Research-backed learning guide
A more thoughtful way to learn Spanish
The product principles behind a proposed Spanish learning app—and the evidence this waitlist is designed to collect before the curriculum is built.
This project begins with a question, not a foregone conclusion: do Spanish learners want a calmer, more coherent course centred on usable language and durable recall?
Five product principles
One visible route
Learners should know what today’s practice is building toward.
Production before comfort
Typing and speaking reveal gaps that multiple choice can hide.
Regional honesty
Important differences are labelled clearly without treating one standard variety as the whole language.
Review with a reason
Items return according to memory and importance, not merely because they belong to a daily quota.

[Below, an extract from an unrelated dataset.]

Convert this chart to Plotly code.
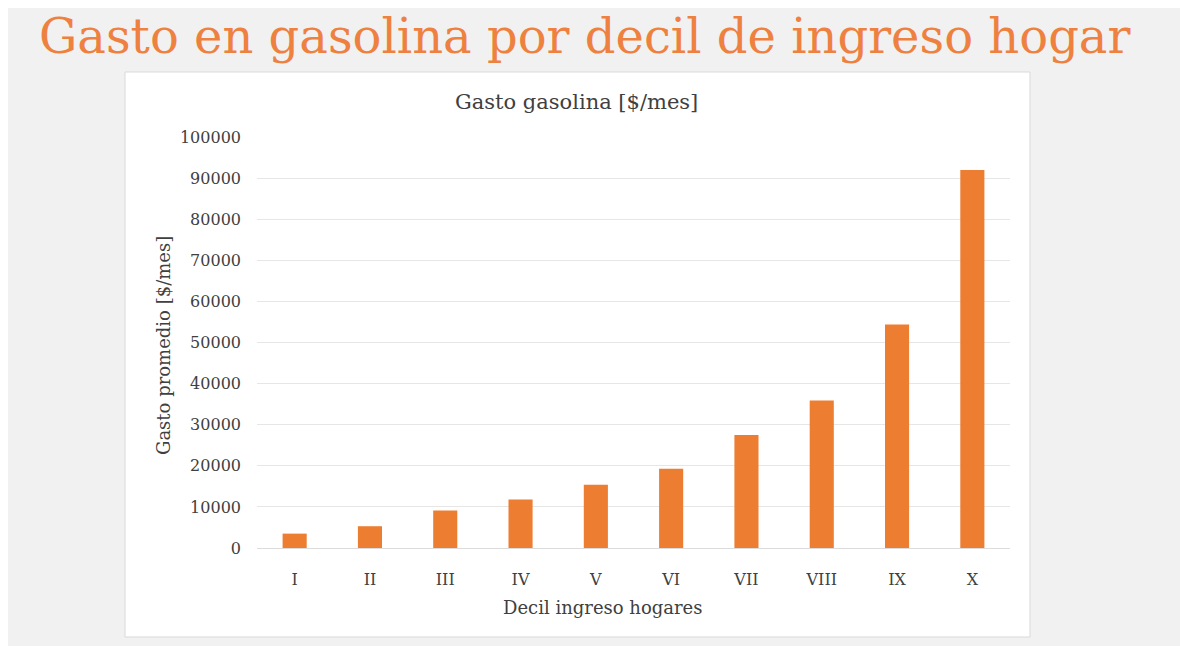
import plotly.graph_objects as go

deciles = ["I", "II", "III", "IV", "V", "VI", "VII", "VIII", "IX", "X"]
gasto = [3500, 5300, 9100, 11800, 15400, 19300, 27500, 35900, 54400, 92000]
y_ticks = list(range(0, 100001, 10000))

OFF = 8  # page body margin
W, H = 1188 - OFF, 646 - OFF
L, R, T, B = 257, 1010, 137, 548  # plot area, page pixels


def px_x(p):
    return (p - L) / (R - L)


def px_y(p):
    return (B - p) / (B - T)


SERIF = "DejaVu Serif"
ORANGE = "#ED7D31"
TXT = "#404040"

fig = go.Figure(go.Bar(x=deciles, y=gasto, marker=dict(color=ORANGE, line=dict(width=0))))

fig.update_layout(
    width=W, height=H,
    margin=dict(l=L - OFF, r=W - (R - OFF), t=T - OFF, b=H - (B - OFF), autoexpand=False),
    paper_bgcolor="#f1f1f1",
    plot_bgcolor="white",
    bargap=0.68,
    showlegend=False,
    font=dict(family=SERIF, color="#595959"),
    shapes=[
        dict(type="rect", xref="paper", yref="paper", x0=px_x(125), x1=px_x(1030),
             y0=px_y(637), y1=px_y(72), fillcolor="white", line=dict(color="#d9d9d9", width=1),
             layer="below"),
    ],
    annotations=[
        dict(text="Gasto en gasolina por decil de ingreso hogar", xref="paper", yref="paper",
             x=px_x(584), y=px_y(36), xanchor="center", yanchor="middle", showarrow=False,
             font=dict(family=SERIF, size=48, color="#EE8140")),
        dict(text="Gasto gasolina [$/mes]", xref="paper", yref="paper",
             x=px_x(576.5), y=px_y(102), xanchor="center", yanchor="middle", showarrow=False,
             font=dict(family=SERIF, size=21, color=TXT)),
        dict(text="Gasto promedio [$/mes]", xref="paper", yref="paper", textangle=-90,
             x=px_x(163), y=px_y(346), xanchor="center", yanchor="middle", showarrow=False,
             font=dict(family=SERIF, size=18, color=TXT)),
        dict(text="Decil ingreso hogares", xref="paper", yref="paper",
             x=px_x(602.5), y=px_y(607), xanchor="center", yanchor="middle", showarrow=False,
             font=dict(family=SERIF, size=18, color=TXT)),
    ],
)

fig.update_yaxes(range=[0, 100000], tickvals=y_ticks, ticktext=[str(v) for v in y_ticks],
                 showgrid=True, gridcolor="#e6e6e6", gridwidth=1, zeroline=False,
                 showline=False, ticks="", ticklabelstandoff=15,
                 tickfont=dict(family=SERIF, size=16, color=TXT), fixedrange=True)
fig.update_xaxes(showgrid=False, showline=True, linecolor="#dcdcdc", linewidth=1,
                 ticks="", ticklabelstandoff=17,
                 tickfont=dict(family=SERIF, size=16, color=TXT), fixedrange=True)

fig.write_html("out.html", config=dict(displayModeBar=False))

Culture inside the language
Register, context and cultural knowledge belong in lessons—not in a decorative sidebar.
What the waitlist will test
Language-specific traffic, landing-page interest and voluntary signups will show whether demand exists. Research invitations can then explore learner goals, regional priorities, current frustrations and willingness to practise actively. A signup is an expression of interest—not a purchase, release promise or evidence that the product is already complete.
What must happen before launch
- Curriculum review by qualified Spanish educators.

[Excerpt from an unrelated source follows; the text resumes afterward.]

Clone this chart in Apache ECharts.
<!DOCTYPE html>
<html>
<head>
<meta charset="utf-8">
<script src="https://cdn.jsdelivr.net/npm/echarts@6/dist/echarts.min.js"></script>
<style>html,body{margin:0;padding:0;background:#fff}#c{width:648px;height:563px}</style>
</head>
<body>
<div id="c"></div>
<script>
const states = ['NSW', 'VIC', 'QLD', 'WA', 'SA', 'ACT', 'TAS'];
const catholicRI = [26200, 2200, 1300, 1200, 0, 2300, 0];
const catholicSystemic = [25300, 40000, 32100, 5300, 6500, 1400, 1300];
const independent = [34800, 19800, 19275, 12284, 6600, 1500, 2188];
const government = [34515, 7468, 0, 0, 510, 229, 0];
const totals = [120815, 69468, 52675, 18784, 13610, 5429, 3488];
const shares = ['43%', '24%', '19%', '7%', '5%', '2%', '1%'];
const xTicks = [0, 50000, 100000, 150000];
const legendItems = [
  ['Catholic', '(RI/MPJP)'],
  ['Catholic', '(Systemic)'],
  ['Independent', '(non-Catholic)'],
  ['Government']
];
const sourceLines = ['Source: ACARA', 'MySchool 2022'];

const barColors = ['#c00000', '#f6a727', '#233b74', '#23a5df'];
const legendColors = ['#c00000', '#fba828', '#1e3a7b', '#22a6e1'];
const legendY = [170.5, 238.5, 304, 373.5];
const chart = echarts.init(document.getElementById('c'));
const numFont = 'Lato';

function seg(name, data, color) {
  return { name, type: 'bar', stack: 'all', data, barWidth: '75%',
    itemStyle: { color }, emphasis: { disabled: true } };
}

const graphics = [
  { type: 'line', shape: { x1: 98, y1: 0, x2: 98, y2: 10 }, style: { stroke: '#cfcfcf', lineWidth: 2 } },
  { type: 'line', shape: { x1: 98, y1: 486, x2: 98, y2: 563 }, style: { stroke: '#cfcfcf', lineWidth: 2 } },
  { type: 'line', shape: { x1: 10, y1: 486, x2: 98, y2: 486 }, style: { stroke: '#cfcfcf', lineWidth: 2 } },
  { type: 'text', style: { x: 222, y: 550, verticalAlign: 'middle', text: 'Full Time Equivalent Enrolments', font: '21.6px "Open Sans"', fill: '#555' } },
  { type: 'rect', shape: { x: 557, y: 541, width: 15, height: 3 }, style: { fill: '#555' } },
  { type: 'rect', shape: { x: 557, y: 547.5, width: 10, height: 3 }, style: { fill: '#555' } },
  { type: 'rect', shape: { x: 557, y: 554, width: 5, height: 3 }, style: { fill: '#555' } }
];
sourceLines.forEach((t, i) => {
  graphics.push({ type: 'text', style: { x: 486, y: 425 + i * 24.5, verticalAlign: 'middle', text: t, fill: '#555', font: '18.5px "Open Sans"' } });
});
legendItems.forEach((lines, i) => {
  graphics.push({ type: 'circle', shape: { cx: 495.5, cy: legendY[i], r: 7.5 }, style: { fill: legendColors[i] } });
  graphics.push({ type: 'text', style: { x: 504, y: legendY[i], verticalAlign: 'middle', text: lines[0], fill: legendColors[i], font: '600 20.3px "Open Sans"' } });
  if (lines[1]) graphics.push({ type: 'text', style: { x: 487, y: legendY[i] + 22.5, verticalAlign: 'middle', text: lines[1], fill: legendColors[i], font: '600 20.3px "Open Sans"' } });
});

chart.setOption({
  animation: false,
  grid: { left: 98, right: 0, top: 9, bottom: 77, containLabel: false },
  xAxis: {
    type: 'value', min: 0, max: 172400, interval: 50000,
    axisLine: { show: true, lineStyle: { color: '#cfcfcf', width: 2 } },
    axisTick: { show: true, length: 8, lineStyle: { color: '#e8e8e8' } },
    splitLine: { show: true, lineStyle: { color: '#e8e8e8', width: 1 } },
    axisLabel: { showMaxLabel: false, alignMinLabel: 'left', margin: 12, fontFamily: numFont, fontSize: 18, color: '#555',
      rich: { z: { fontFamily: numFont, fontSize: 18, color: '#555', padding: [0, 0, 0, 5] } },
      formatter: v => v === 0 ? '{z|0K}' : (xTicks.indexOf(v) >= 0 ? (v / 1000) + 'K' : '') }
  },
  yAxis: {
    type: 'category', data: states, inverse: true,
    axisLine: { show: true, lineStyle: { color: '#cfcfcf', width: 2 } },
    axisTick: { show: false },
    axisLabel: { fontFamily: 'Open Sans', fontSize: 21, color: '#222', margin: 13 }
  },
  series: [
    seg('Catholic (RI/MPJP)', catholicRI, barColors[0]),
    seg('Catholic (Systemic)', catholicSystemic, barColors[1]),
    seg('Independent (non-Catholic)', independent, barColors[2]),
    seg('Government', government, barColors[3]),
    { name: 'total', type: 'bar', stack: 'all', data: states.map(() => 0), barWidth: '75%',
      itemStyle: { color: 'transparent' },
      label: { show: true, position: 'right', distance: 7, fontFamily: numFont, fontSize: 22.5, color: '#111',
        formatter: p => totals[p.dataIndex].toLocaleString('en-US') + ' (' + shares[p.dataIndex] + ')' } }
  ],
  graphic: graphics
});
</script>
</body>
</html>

- Native-speaker review across the primary regional model.
- Audio recorded or approved by appropriate speakers.
- Accessibility testing with keyboard and assistive technology users.

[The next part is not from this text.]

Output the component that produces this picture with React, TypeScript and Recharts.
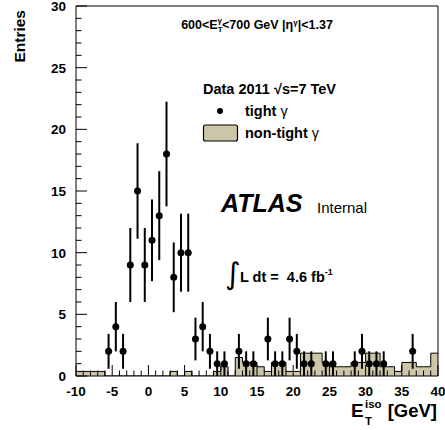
import React from "react";
import { Area, ComposedChart, ErrorBar, ReferenceLine, Scatter, XAxis, YAxis } from "recharts";

// non-tight histogram: lower bin edge (1 GeV bins) and scaled content
const binLow = [
  -10, -9, -8, -7, -6, -5, -4, -3, -2, -1, 0, 1, 2, 3, 4, 5, 6, 7, 8, 9, 10, 11, 12, 13, 14,
  15, 16, 17, 18, 19, 20, 21, 22, 23, 24, 25, 26, 27, 28, 29, 30, 31, 32, 33, 34, 35, 36, 37, 38, 39,
];
const nonTight = [
  0.37, 0.37, 0.37, 0.37, 0, 0, 0, 0, 0, 0, 0, 0, 0, 0.37, 0, 0.37, 0, 0, 0, 0.37, 0.75, 0, 1.5, 1.1, 1.1,
  0.75, 0.37, 1.1, 1.1, 0.37, 0.37, 1.85, 1.85, 1.85, 1.1, 0.75, 0.75, 0.75, 1.1, 1.1, 1.85, 1.85, 0.75, 0.75, 0.37, 1.1, 1.1, 0.75, 0.75, 1.85,
];

// tight photons: bin centre and entries
const tightX = [
  -5.5, -4.5, -3.5, -2.5, -1.5, -0.5, 0.5, 1.5, 2.5, 3.5, 4.5, 5.5, 6.5, 7.5, 8.5, 9.5, 10.5,
  12.5, 13.5, 14.5, 16.5, 17.5, 18.5, 19.5, 20.5, 21.5, 22.5, 24.5, 25.5, 28.5, 29.5, 30.5, 31.5, 32.5, 36.5,
];
const tightY = [
  2, 4, 2, 9, 15, 9, 11, 13, 18, 8, 10, 10, 3, 4, 2, 1, 1,
  2, 1, 1, 3, 1, 1, 3, 2, 1, 1, 1, 1, 1, 2, 1, 1, 1, 2,
];

const xTicks = [
  -10, -9, -8, -7, -6, -5, -4, -3, -2, -1, 0, 1, 2, 3, 4, 5, 6, 7, 8, 9, 10, 11, 12, 13, 14, 15, 16, 17, 18, 19, 20,
  21, 22, 23, 24, 25, 26, 27, 28, 29, 30, 31, 32, 33, 34, 35, 36, 37, 38, 39, 40,
];
const yTicks = [0, 1, 2, 3, 4, 5, 6, 7, 8, 9, 10, 11, 12, 13, 14, 15, 16, 17, 18, 19, 20, 21, 22, 23, 24, 25, 26, 27, 28, 29, 30];

const histData = binLow
  .map((x, i) => ({ x, v: nonTight[i] }))
  .concat([{ x: 40, v: nonTight[nonTight.length - 1] }]);
const tightData = tightX.map((x, i) => ({ x, y: tightY[i], err: Math.sqrt(tightY[i]) }));

const FONT = "'Liberation Sans', Arial, Helvetica, sans-serif";
const TAN = "#cdc6a9";

function XTick(props: any) {
  const { x, y, payload } = props;
  const major = payload.value % 5 === 0;
  return (
    <g>
      <line x1={x} x2={x} y1={y} y2={y - (major ? 11 : 5.5)} stroke="#000" strokeWidth={1} />
      {major && (
        <text x={x} y={y + 20} textAnchor="middle" fontFamily={FONT} fontWeight="bold" fontSize={13.5} fill="#000">
          {payload.value}
        </text>
      )}
    </g>
  );
}

function YTick(props: any) {
  const { x, y, payload } = props;
  const major = payload.value % 5 === 0;
  return (
    <g>
      <line x1={x} x2={x + (major ? 11 : 5.5)} y1={y} y2={y} stroke="#000" strokeWidth={1} />
      {major && (
        <text x={x - 10} y={y + 5} textAnchor="end" fontFamily={FONT} fontWeight="bold" fontSize={13.5} fill="#000">
          {payload.value}
        </text>
      )}
    </g>
  );
}

export default function App() {
  return (
    <div style={{ position: "absolute", left: 0, top: 0, width: 445, height: 430, background: "#fff" }}>
      <ComposedChart width={445} height={430} margin={{ top: 6, right: 7, left: 0, bottom: 0 }}>
        <Area
          data={histData}
          dataKey="v"
          type="stepAfter"
          fill={TAN}
          fillOpacity={1}
          stroke="#000"
          strokeWidth={1}
          dot={false}
          activeDot={false}
          isAnimationActive={false}
        />
        <Scatter
          data={tightData}
          dataKey="y"
          fill="#000"
          isAnimationActive={false}
          shape={(p: any) => <circle cx={p.cx} cy={p.cy} r={3.5} fill="#000" />}
        >
          <ErrorBar dataKey="err" direction="y" width={0} stroke="#000" strokeWidth={2} isAnimationActive={false} />
        </Scatter>
        <ReferenceLine y={30} stroke="#000" strokeWidth={1} />
        <ReferenceLine x={40} stroke="#000" strokeWidth={1} />
        <XAxis
          dataKey="x"
          type="number"
          domain={[-10, 40]}
          ticks={xTicks}
          interval={0}
          height={54}
          tickSize={0}
          tickMargin={0}
          tickLine={false}
          axisLine={{ stroke: "#000" }}
          tick={<XTick />}
          allowDataOverflow
        />
        <YAxis
          type="number"
          domain={[0, 30]}
          ticks={yTicks}
          interval={0}
          width={76}
          tickSize={0}
          tickMargin={0}
          tickLine={false}
          axisLine={{ stroke: "#000" }}
          tick={<YTick />}
          allowDataOverflow
        />
      </ComposedChart>
      <svg width={445} height={430} style={{ position: "absolute", left: 0, top: 0, pointerEvents: "none" }} fontFamily={FONT}>
        <text transform="translate(25,10) rotate(-90)" textAnchor="end" fontWeight="bold" fontSize={15.5}>
          Entries
        </text>
        <text x={257} y={29} textAnchor="middle" fontWeight="bold" fontSize={12.5}>
          600&lt;E
          <tspan fontSize={8} dy={3}>T</tspan>
          <tspan fontSize={8} dx={-5} dy={-9}>γ</tspan>
          <tspan dy={6}>&lt;700 GeV |η</tspan>
          <tspan fontSize={8} dy={-4}>γ</tspan>
          <tspan dy={4}>|&lt;1.37</tspan>
        </text>
        <text x={203} y={94} fontWeight="bold" fontSize={14.5}>
          Data 2011 √s=7 TeV
        </text>
        <circle cx={220} cy={111} r={3} fill="#000" />
        <text x={245} y={116} fontWeight="bold" fontSize={14.5}>
          tight <tspan fontWeight="normal">γ</tspan>
        </text>
        <rect x={203.5} y={125} width={34} height={16} rx={2} fill={TAN} stroke="#000" strokeWidth={1.2} />
        <text x={245} y={138} fontWeight="bold" fontSize={14.5}>
          non-tight <tspan fontWeight="normal">γ</tspan>
        </text>
        <text x={221} y={212} fontWeight="bold" fontStyle="italic" fontSize={25}>
          ATLAS
        </text>
        <text x={317} y={212.5} fontSize={15}>
          Internal
        </text>
        <text x={225} y={284} fontFamily="'DejaVu Sans', sans-serif" fontSize={30}>
          ∫
        </text>
        <text x={240} y={282} fontWeight="bold" fontSize={14.5} style={{ whiteSpace: "pre" }}>
          {"L dt =  4.6 fb"}
          <tspan fontSize={9} dy={-7}>-1</tspan>
        </text>
        <text x={351} y={417} fontWeight="bold" fontSize={19}>
          E
        </text>
        <text x={365} y={408} fontWeight="bold" fontSize={11.5}>
          iso
        </text>
        <text x={365} y={425} fontWeight="bold" fontSize={11.5}>
          T
        </text>
        <text x={437} y={417} textAnchor="end" fontWeight="bold" fontSize={18.5}>
          [GeV]
        </text>
      </svg>
    </div>
  );
}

- Small learner pilots measuring comprehension, recall and return behaviour.
Questions learners ask
Frequently asked questions
Is the Spanish app available now?
No. This is a concept-stage research site. Joining the list signals interest and allows you to hear about research or early access.
Will it be free?
Pricing has not been decided. No payment is collected and joining the waitlist creates no purchase obligation.
Can I choose a regional variety?
That is one of the questions the research phase should answer. The curriculum will label variation rather than pretending Spanish is uniform.